Faced with the daunting prospect of the ceremony, Hardy bought his first tuxedo two weeks ago. He said before the ceremony: “I’m nervous about the whole thing. I’m a jeans and T-shirt type of person.”
Asked what he might do with the windfall, Hardy said he would put £50,000 towards UCL’s new dementia research institute, but added: “I’ve got a Honda Jazz and I’m not changing that. I’ve got very inexpensive tastes.”
Pääbo, who also had to rush out and buy his first tuxedo, heard he had won the prize while on a family holiday in Sweden. “The phone went while I was driving and my my wife said don’t take the call, but I took it anyway, and I’m glad I did, otherwise it would have gone to the next guy on the list,” he said.

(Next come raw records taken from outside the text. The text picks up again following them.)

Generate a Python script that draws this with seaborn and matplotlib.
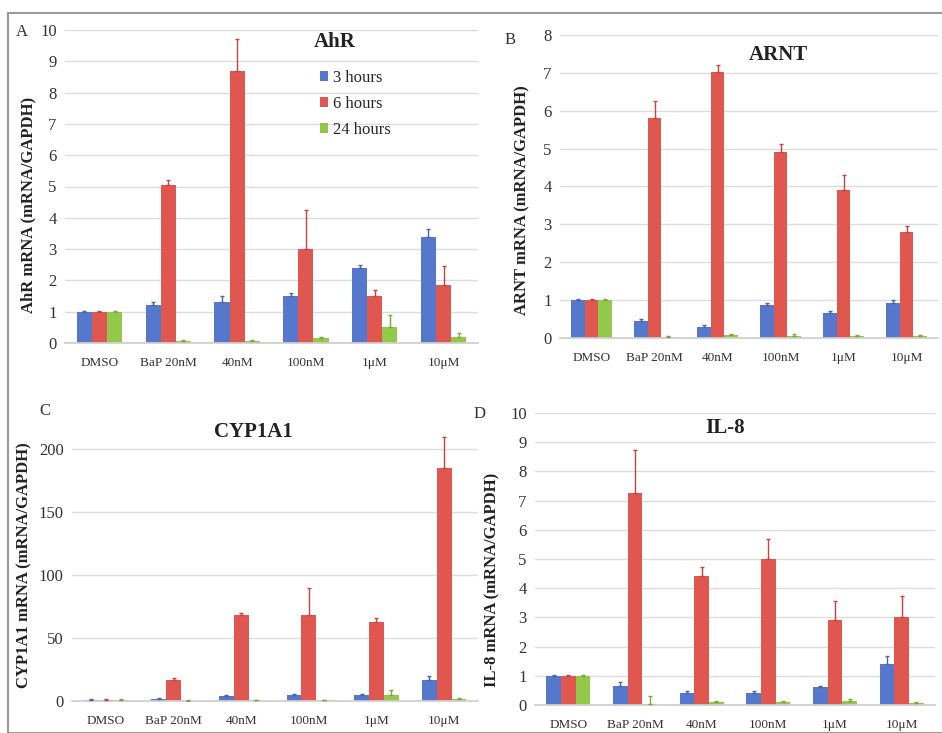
import numpy as np
import pandas as pd
import matplotlib
matplotlib.use("Agg")
import matplotlib.pyplot as plt
import seaborn as sns
from matplotlib.patches import Rectangle

categories = ["DMSO", "BaP 20nM", "40nM", "100nM", "1μM", "10μM"]
series = ["3 hours", "6 hours", "24 hours"]

ahr_3h = [1.0, 1.2, 1.3, 1.5, 2.4, 3.4]
ahr_6h = [1.0, 5.05, 8.7, 3.0, 1.5, 1.85]
ahr_24h = [1.0, 0.05, 0.05, 0.15, 0.5, 0.2]
ahr_3h_err = [0.02, 0.1, 0.2, 0.1, 0.1, 0.25]
ahr_6h_err = [0.02, 0.15, 1.0, 1.25, 0.18, 0.6]
ahr_24h_err = [0.02, 0.05, 0.03, 0.05, 0.4, 0.12]

arnt_3h = [1.0, 0.45, 0.3, 0.88, 0.65, 0.92]
arnt_6h = [1.0, 5.82, 7.02, 4.92, 3.92, 2.8]
arnt_24h = [1.0, 0.03, 0.08, 0.05, 0.05, 0.05]
arnt_3h_err = [0.02, 0.05, 0.05, 0.05, 0.05, 0.08]
arnt_6h_err = [0.02, 0.45, 0.2, 0.2, 0.38, 0.15]
arnt_24h_err = [0.02, 0.02, 0.02, 0.06, 0.03, 0.04]

cyp_3h = [1.0, 1.5, 4.0, 4.5, 4.5, 17.0]
cyp_6h = [1.0, 17.0, 68.0, 68.0, 63.0, 185.0]
cyp_24h = [1.0, 0.3, 0.5, 0.5, 5.0, 1.5]
cyp_3h_err = [0.3, 0.5, 1.0, 1.0, 1.0, 3.0]
cyp_6h_err = [0.3, 1.5, 2.0, 22.0, 3.0, 25.0]
cyp_24h_err = [0.3, 0.1, 0.2, 0.2, 4.0, 0.5]

il8_3h = [1.0, 0.65, 0.42, 0.42, 0.6, 1.42]
il8_6h = [1.0, 7.25, 4.42, 5.0, 2.9, 3.0]
il8_24h = [1.0, 0.02, 0.1, 0.1, 0.15, 0.08]
il8_3h_err = [0.02, 0.15, 0.05, 0.05, 0.05, 0.25]
il8_6h_err = [0.02, 1.5, 0.3, 0.7, 0.65, 0.72]
il8_24h_err = [0.02, 0.3, 0.03, 0.05, 0.05, 0.03]

colors = ["#5577cc", "#e0574f", "#93c94a"]
err_colors = ["#4a64a8", "#c0463f", "#7aa83a"]

sns.set_theme(style="white")
plt.rcParams["font.family"] = ["Liberation Serif", "DejaVu Serif"]

fig = plt.figure(figsize=(9.42, 7.33), dpi=100)
W, H = 942, 733


def make_ax(x0, x1, ytop, ybot):
    return fig.add_axes([x0 / W, 1 - ybot / H, (x1 - x0) / W, (ybot - ytop) / H])


def panel(ax, vals, errs, ylim, yticks, legend=False):
    df = pd.DataFrame({
        "cat": categories * 3,
        "series": sum([[s] * len(categories) for s in series], []),
        "value": vals[0] + vals[1] + vals[2],
    })
    sns.barplot(data=df, x="cat", y="value", hue="series", order=categories,
                hue_order=series, palette=colors, width=0.66, ax=ax,
                errorbar=None, legend=legend, saturation=1, linewidth=0)
    bars = list(ax.patches)[:18]
    for si in range(3):
        for ci in range(6):
            p = bars[si * 6 + ci]
            xc = p.get_x() + p.get_width() / 2
            ax.errorbar(xc, vals[si][ci], yerr=[[0], [errs[si][ci]]],
                        fmt="none", ecolor=err_colors[si], elinewidth=1.0,
                        capsize=1.5, capthick=1.0, zorder=3)
    ax.set_ylim(*ylim)
    ax.set_yticks(yticks)
    ax.set_xlim(-0.5, 5.5)
    ax.yaxis.grid(True, color="#dcdcdc", linewidth=1.0)
    ax.set_axisbelow(True)
    for s in ["top", "right", "left"]:
        ax.spines[s].set_visible(False)
    ax.spines["bottom"].set_color("#cfcfcf")
    ax.tick_params(axis="x", labelsize=9.5, colors="#333333", length=0, pad=10)
    ax.tick_params(axis="y", labelsize=12, colors="#333333", length=0, pad=6)
    ax.set_xlabel("")
    ax.set_ylabel("")
    if legend:
        ax.legend(loc="upper left", bbox_to_anchor=(0.58, 0.92), frameon=False,
                  fontsize=12, handlelength=0.5, handleheight=0.5,
                  handletextpad=0.3, labelspacing=0.6)


axA = make_ax(65, 478, 30, 343)
panel(axA, [ahr_3h, ahr_6h, ahr_24h], [ahr_3h_err, ahr_6h_err, ahr_24h_err],
      (0, 10), range(0, 11), legend=True)
axB = make_ax(560, 938, 35, 338)
panel(axB, [arnt_3h, arnt_6h, arnt_24h], [arnt_3h_err, arnt_6h_err, arnt_24h_err],
      (0, 8), range(0, 9))
axC = make_ax(72, 478, 424, 701)
panel(axC, [cyp_3h, cyp_6h, cyp_24h], [cyp_3h_err, cyp_6h_err, cyp_24h_err],
      (0, 220), range(0, 201, 50))
axD = make_ax(535, 935, 413, 705)
panel(axD, [il8_3h, il8_6h, il8_24h], [il8_3h_err, il8_6h_err, il8_24h_err],
      (0, 10), range(0, 11))

# titles
tkw = dict(fontsize=15, fontweight="bold", ha="center", va="center", color="#222222")
fig.text(335 / W, 1 - 42 / H, "AhR", **tkw)
fig.text(778 / W, 1 - 55 / H, "ARNT", **tkw)
fig.text(253 / W, 1 - 432 / H, "CYP1A1", **tkw)
fig.text(725 / W, 1 - 428 / H, "IL-8", **tkw)

# y labels
lkw = dict(fontsize=12, fontweight="bold", rotation=90, ha="center", va="center", color="#222222")
fig.text(28 / W, 1 - 205 / H, "AhR mRNA (mRNA/GAPDH)", **lkw)
fig.text(522 / W, 1 - 200 / H, "ARNT mRNA (mRNA/GAPDH)", **lkw)
fig.text(24 / W, 1 - 565 / H, "CYP1A1 mRNA (mRNA/GAPDH)", **lkw)
fig.text(492 / W, 1 - 580 / H, "IL-8 mRNA (mRNA/GAPDH)", **lkw)

# panel letters
pkw = dict(fontsize=12, ha="center", va="center", color="#333333")
fig.text(22 / W, 1 - 32 / H, "A", **pkw)
fig.text(510 / W, 1 - 40 / H, "B", **pkw)
fig.text(45 / W, 1 - 411 / H, "C", **pkw)
fig.text(480 / W, 1 - 414 / H, "D", **pkw)

fig.patches.append(Rectangle((8 / W, 0), (W - 6) / W, 1 - 13 / H,
                             transform=fig.transFigure, fill=False,
                             edgecolor="#9a9a9a", linewidth=1.5))

fig.savefig("out.png", dpi=100, facecolor="white")
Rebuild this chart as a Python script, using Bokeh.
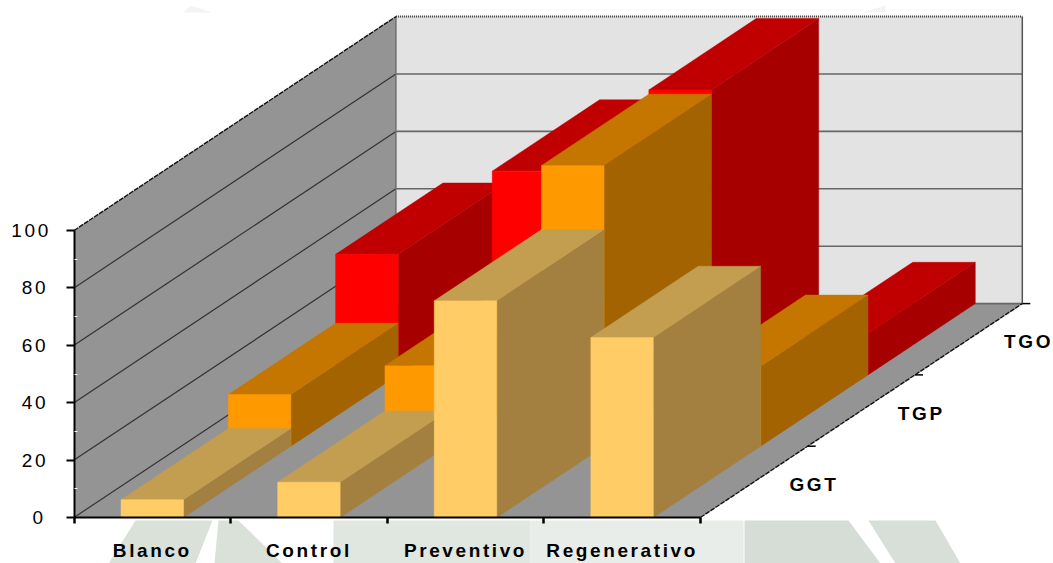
from bokeh.embed import file_html
from bokeh.resources import INLINE
from bokeh.plotting import figure
from bokeh.models import FixedTicker
from bokeh.core.properties import value

# Enzyme readings per treatment group
categories = ["Blanco", "Control", "Preventivo", "Regenerativo"]
series_names = ["GGT", "TGP", "TGO"]
ggt = [6.2, 12.3, 75.5, 62.7]
tgp = [18.0, 28.0, 97.8, 27.8]
tgo = [42.0, 71.0, 99.3, 14.4]
y_ticks = [0, 20, 40, 60, 80, 100]

# Oblique projection, per depth slot, in category and value units
W, H = 1053, 563
LEFT_PX = 73.5
BOTTOM_PX = 517
CAT_PX = 156.6
VAL_PX = 2.87
DX = 107.3 / CAT_PX
DY = 71.3 / VAL_PX
BAR_W = 62.5 / CAT_PX
N_D = len(series_names)
N_C = len(categories)

FONT = "Liberation Sans"
TRACKING_PX = 2.6
palette = {
    "GGT": ("#FFCC66", "#C49E50", "#A38040"),
    "TGP": ("#FF9900", "#C47600", "#A36300"),
    "TGO": ("#FF0000", "#C00000", "#A60000"),
}


def pt(x, v, d):
    return x + d * DX, v + d * DY


def face(*corners):
    xs, ys = zip(*(pt(*c) for c in corners))
    return list(xs), list(ys)


def page_x(px):
    return [(q - LEFT_PX) / CAT_PX for q in px]


def page_y(py):
    return [(BOTTOM_PX - q) / VAL_PX for q in py]


p = figure(width=W, height=H, output_backend="svg", toolbar_location=None,
           x_range=(page_x([0])[0], page_x([W])[0]), y_range=(page_y([H])[0], page_y([0])[0]),
           min_border=0, background_fill_color="white", border_fill_color="white", outline_line_color=None)
p.xgrid.visible = False
p.ygrid.visible = False

# Faint letterhead showing around the chart area
for poly, col in [
    ([333, 530, 530, 333], "#E0E6E0"),
    ([530, 743, 743, 530], "#E9EDE9"),
    ([135, 212, 195, 108], "#D9E1D9"),
    ([218, 238, 282, 214], "#D9E1D9"),
    ([744, 848, 880, 744], "#D6DDD6"),
    ([868, 935, 960, 895], "#D8DFD8"),
]:
    p.patch(page_x(poly), page_y([520, 520, 563, 563]), fill_color=col, line_color=None)
for xs, ys in [([183, 190, 212], [12, 5, 12]), ([862, 885, 885], [12, 5, 12])]:
    p.patch(page_x(xs), page_y(ys), fill_color="#F3F4F3", line_color=None)

# Walls and floor
wx, wy = face((0, 0, 0), (0, 0, N_D), (0, 100, N_D), (0, 100, 0))
p.patch(wx, wy, fill_color="#949494", line_color=None)
wx, wy = face((0, 0, N_D), (N_C, 0, N_D), (N_C, 100, N_D), (0, 100, N_D))
p.patch(wx, wy, fill_color="#E3E3E3", line_color=None)
wx, wy = face((0, 0, 0), (N_C, 0, 0), (N_C, 0, N_D), (0, 0, N_D))
p.patch(wx, wy, fill_color="#949494", line_color=None)

# Gridlines across both walls
for v in y_ticks[:-1]:
    lx, ly = face((0, v, 0), (0, v, N_D))
    p.line(lx, ly, line_color="#333333", line_width=1.2)
    lx, ly = face((0, v, N_D), (N_C, v, N_D))
    p.line(lx, ly, line_color="#666666", line_width=1.6)

lx, ly = face((0, 0, N_D), (0, 100, N_D))
p.line(lx, ly, line_color="#6E6E6E", line_width=1.5)
lx, ly = face((N_C, 0, N_D), (N_C, 100, N_D))
p.line(lx, ly, line_color="#555555", line_width=1.5)
lx, ly = face((0, 100, 0), (0, 100, N_D))
p.line(lx, ly, line_color="#111111", line_width=1.4, line_dash="5 1")
lx, ly = face((0, 100, N_D), (N_C, 100, N_D))
p.line(lx, ly, line_color="#333333", line_width=2, line_dash="1 1")
lx, ly = face((N_C, 0, 0), (N_C, 0, N_D))
p.line(lx, ly, line_color="#111111", line_width=1.4, line_dash="5 1")

# Bars, painted from the back row to the front row
rows = {"GGT": ggt, "TGP": tgp, "TGO": tgo}
for d in reversed(range(N_D)):
    name = series_names[d]
    front_c, top_c, side_c = palette[name]
    fronts, tops, sides = ([], []), ([], []), ([], [])
    for i, val in enumerate(rows[name]):
        x0 = i + (1 - BAR_W) / 2
        x1 = x0 + BAR_W
        for store, corners in (
            (fronts, [(x0, 0, d), (x1, 0, d), (x1, val, d), (x0, val, d)]),
            (tops, [(x0, val, d), (x1, val, d), (x1, val, d + 1), (x0, val, d + 1)]),
            (sides, [(x1, 0, d), (x1, 0, d + 1), (x1, val, d + 1), (x1, val, d)]),
        ):
            fx, fy = face(*corners)
            store[0].append(fx)
            store[1].append(fy)
    p.patches(sides[0], sides[1], fill_color=side_c, line_color=side_c, line_width=0.5)
    p.patches(tops[0], tops[1], fill_color=top_c, line_color=top_c, line_width=0.5)
    p.patches(fronts[0], fronts[1], fill_color=front_c, line_color=front_c, line_width=0.5)

# Depth axis: ticks and series names beside the floor edge
for d in range(1, N_D + 1):
    tx, ty = pt(N_C, 0, d)
    p.line([tx, tx + 8 / CAT_PX], [ty, ty], line_color="black", line_width=1.5)
for d, name in enumerate(series_names):
    tx, ty = pt(N_C, 0, d + 0.5)
    p.text([tx + 56 / CAT_PX], [ty - 2.5 / VAL_PX], text=[name], text_font=value(FONT),
           text_font_style="bold", text_font_size="19px", text_color="black",
           text_align="center", text_baseline="middle")

# Treatment axis: ticks at the group edges, names between them.
# Label anchors move left by half the tracked width so the names stay centred.
xa = p.xaxis[0]
xa.fixed_location = 0
mids = [i + 0.5 - len(c) * TRACKING_PX / 2 / CAT_PX for i, c in enumerate(categories)]
xa.ticker = FixedTicker(ticks=mids, minor_ticks=list(range(N_C + 1)))
xa.major_label_overrides = {m: c for m, c in zip(mids, categories)}
xa.bounds = (0, N_C)
xa.axis_line_color = "black"
xa.axis_line_width = 2
xa.major_tick_line_color = None
xa.major_tick_in = 0
xa.major_tick_out = 0
xa.minor_tick_line_color = "black"
xa.minor_tick_line_width = 2.5
xa.minor_tick_in = 0
xa.minor_tick_out = 6
xa.major_label_standoff = 16
xa.major_label_text_font = FONT
xa.major_label_text_font_style = "bold"
xa.major_label_text_font_size = "19px"
xa.major_label_text_color = "black"

# Value axis
ya = p.yaxis[0]
ya.fixed_location = 0
ya.ticker = FixedTicker(ticks=y_ticks, minor_ticks=[10, 30, 50, 70, 90])
ya.bounds = (0, 100)
ya.axis_line_color = "black"
ya.axis_line_width = 2
ya.major_tick_line_color = "black"
ya.major_tick_line_width = 2
ya.major_tick_in = 0
ya.major_tick_out = 8
ya.minor_tick_line_color = "white"
ya.minor_tick_line_width = 1
ya.minor_tick_in = 3
ya.minor_tick_out = 0
ya.major_label_standoff = 23
ya.major_label_text_font = FONT
ya.major_label_text_font_size = "19px"
ya.major_label_text_color = "black"

html = file_html(p, INLINE)
# Wide tracking on all chart text
html = html.replace("</head>", "<style>html,body{margin:0;letter-spacing:%spx}</style></head>" % TRACKING_PX, 1)
open("out.html", "w").write(html)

With his team in Leipzig, Pääbo has led the field of ancient DNA, and pieced together genomes from Neanderthals, their cousins the Denisovans, and another human relative that lived 430,000 years ago in what are now the Atapuerca mountains of Spain.
One of the main thrusts of Pääbo’s work is to compare the DNA code of modern humans with Neanderthals to reveal the specific mutations that make Homo sapiens stand out. “Those genetic changes are probably hiding some key functional changes that are crucial to what makes humans so special. We developed technology and culture which allowed us to colonise the whole planet,” he said.
Ian Agol won the Breakthrough prize in mathematics for proving two famous conjectures in topology, a branch of maths that deals with how shapes transform into each other. The problems were among 23 mapped out in 1982 by the late Bill Thurston, a Fields medallist and pioneer in the field of so-called 3 manifolds, where spheres, cubes and other 3D objects can be embedded in higher dimensional landscapes.
Agol said he was honoured to join the list of previous maths prize winners. “The first five prizewinners are some of the best mathematicians around. I don’t really feel qualified to be in that group,” he said.
Agol, 45, was not awarded the Fields medal, which is given to researchers under 40 years old and is considered the most prestigious maths prize. “Mathematics has gotten to the point where if you want to get a Fields medal, you have to be a genius, a prodigy. Some of my best work has been over the age of 40. Hopefully this might encourage people that might not be prodigies to work on hard problems when they are older,” he said.
A haul of $100,000 prizes were handed out to more junior researchers, including André Arroja Neves, a mathematician at Imperial College London, who helped solve the 50-year-old Willmore conjecture. Another junior mathematician, Peter Scholze, of Bonn University in Germany, declined a maths prize.